A code portion of the computer program may further be configured to update the schedule for performing the transcranial brain stimulation. This gives the possibility for e.g. the physician to adjust the schedule for transcranial brain stimulation.

As described above, the headset comprises a transceiver. This provides the possibility for the headset to communicate wirelessly with the electronic device over a network protocol such as Bluetooth or Wi-Fi. The skilled person understands that any network protocol capable of transmitting digitally represented data is possible to use.

The system may, through the electronic device, also provide the user with information about the transcranial brain stimulation progress such as logs of their use, changes to their schedule recommended by the physician, status of the headset regarding e.g. battery charge state or malfunctions, or any other information.

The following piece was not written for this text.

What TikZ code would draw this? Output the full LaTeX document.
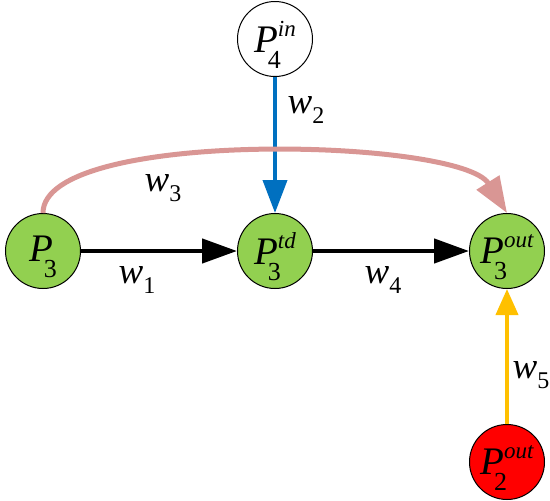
\documentclass[tikz,border=0pt]{standalone}
\usepackage{fontspec}
\setmainfont{Liberation Serif}
\usetikzlibrary{arrows.meta}
\definecolor{cgreen}{HTML}{92D050}
\definecolor{cblue}{HTML}{0070C0}
\definecolor{cpink}{HTML}{D99694}
\definecolor{cyellow}{HTML}{FFC000}
\definecolor{cred}{HTML}{FF0000}
\newcommand{\pbig}{\fontsize{39}{39}\selectfont\itshape P}
\newcommand{\pnode}[2]{\raisebox{-6pt}[\height][\depth]{\pbig\makebox[0pt][l]{\kern-10pt\raisebox{-16pt}{\fontsize{26}{26}\selectfont\upshape #1}}\raisebox{16pt}{\fontsize{23}{23}\selectfont\itshape #2}}}
\newcommand{\pnodeplain}[1]{\raisebox{-6pt}[\height][\depth]{\pbig\kern-9pt\raisebox{-16pt}{\fontsize{26}{26}\selectfont\upshape #1}}}
\newcommand{\wl}[1]{{\fontsize{37}{37}\selectfont\itshape w}\raisebox{-10pt}{\fontsize{24}{24}\selectfont #1}}
\tikzset{
  pnodestyle/.style={circle,draw=black,line width=1pt,minimum size=75pt,inner sep=0pt},
  blackarrow/.style={line width=4.5pt,-{Triangle[length=35pt,width=24pt]}},
  lbl/.style={inner sep=0pt}
}
\begin{document}
\begin{tikzpicture}[x=1pt,y=-1pt]
\useasboundingbox (0,0) rectangle (550,501);
\node[pnodestyle,fill=white] (p4in) at (275,39) {\pnode{4}{in}};
\node[pnodestyle,fill=cgreen] (p3) at (43,251) {\pnodeplain{3}};
\node[pnodestyle,fill=cgreen] (p3td) at (275,251) {\pnode{3}{td}};
\node[pnodestyle,fill=cgreen] (p3out) at (507,251) {\pnode{3}{out}};
\node[pnodestyle,fill=cred] (p2out) at (507,462) {\pnode{2}{out}};
\draw[blackarrow] (p3.east) -- (p3td.west);
\draw[blackarrow] (p3td.east) -- (p3out.west);
\draw[cblue,line width=4pt,-{Triangle[length=33pt,width=24pt]}] (p4in.south) -- (p3td.north);
\draw[cyellow,line width=4pt,-{Triangle[length=26pt,width=22pt]}] (p2out.north) -- (p3out.south);
\draw[cpink,line width=5pt,-{Triangle[length=36pt,width=26pt]}] (p3.north) .. controls (43,128) and (460,138) .. (p3out.north);
\node[lbl] (w1) at (137,280) {\wl{1}};
\node[lbl] (w2) at (306,110) {\wl{2}};
\node[lbl] (w3) at (163,188) {\wl{3}};
\node[lbl] (w4) at (383,280) {\wl{4}};
\node[lbl] (w5) at (531,375) {\wl{5}};
\end{tikzpicture}
\end{document}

As shown through this description, a headset and system for transcranial brain stimulation is provided which allows a user to autonomously and conveniently perform steps of such treatment which previously required visits to or by a physician.

Claim 1:
A headset (<NUM>) configured to perform transcranial brain stimulation to a user, the headset (<NUM>) comprising:
an elongated arched forehead frame (<NUM>) supporting first and second electrodes (102A, 102B);
a bracket (<NUM>) fastened to a center of the elongated arched forehead frame (<NUM>); and
a controller (<NUM>) configured to periodically power a circuit (<NUM>) including the first and second electrodes (102A, 102B) to provide current to a brain of the user for performing the transcranial brain stimulation,
the headset (<NUM>) being configured to be worn on a head of the user such that the elongated arched forehead frame (<NUM>) follows a shape of a forehead of the user and a longitudinal extension of the bracket (<NUM>) extends over the head of the user and toward a neck of the user, thereby ensuring that the first electrode (102A) is located on a left side of the forehead and the second electrode (102B) is located on a right side of the forehead.